If you think anti-fraud expertise is only good for putting unscrupulous CEOs behind bars, think again. CFEs are involved in preventing and detecting not only corporate financial crimes, but tracking terrorist funding, public corruption, organized crime, and drug-related crimes.
In April, the FBI announced the CFE designation as an officially recognized critical skill set under the Diversified Special Agent Hiring Subprogram.
"We appreciate the value of the CFE," says Chris Swecker, assistant director for the Criminal Investigative Division of the FBI.
"In fact, this is the only professional certification that we recognize for the Special Agent program. There is a great need for the Certified Fraud Examiner skill set because it is a sophisticated certification used to unravel very complex schemes," explains Swecker. "Since the CFE skill set cuts across all of our disciplines we can place a CFE in any area - counter intelligence, cyber financial frauds, terrorism funding - and be confident they will succeed."
Swecker, who oversees more than half of the FBI's 30,000 employees, is responsible for directing all criminal investigative programs nationwide. These investigations focus on financial, violent, and organized crime; public corruption; violation of individual civil rights; corporate fraud; and drug-related crimes.
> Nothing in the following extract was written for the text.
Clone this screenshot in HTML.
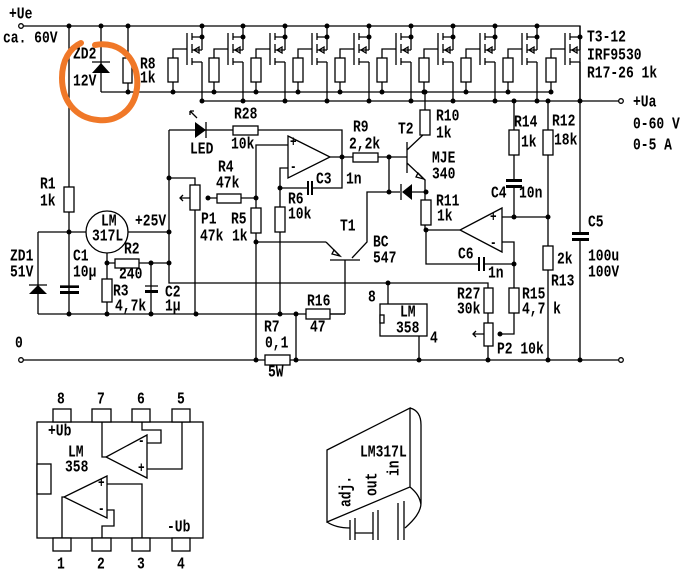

In his 16 years of FBI experience, Swecker was the on-scene commander of FBI operations in Iraq, helped dismantle a Hezbollah terror cell in Charlotte, N.C., and assisted in the investigation and capture of Eric Robert Rudolph, the "Olympic Park Bomber."
"We have tremendous responsibilities in preventing and investigating white-collar fraud like money laundering," he says. "And tracking terrorism funding is becoming one of our top priorities."
Swecker says ACFE members can support the FBI's mission by constructing a robust reporting and detection mechanism within their entities. "Even in situations where it may seem premature to contact the FBI, we need to know about fraud schemes, trends and patterns that are emerging," says Swecker. "A two-way flow of information is ideal."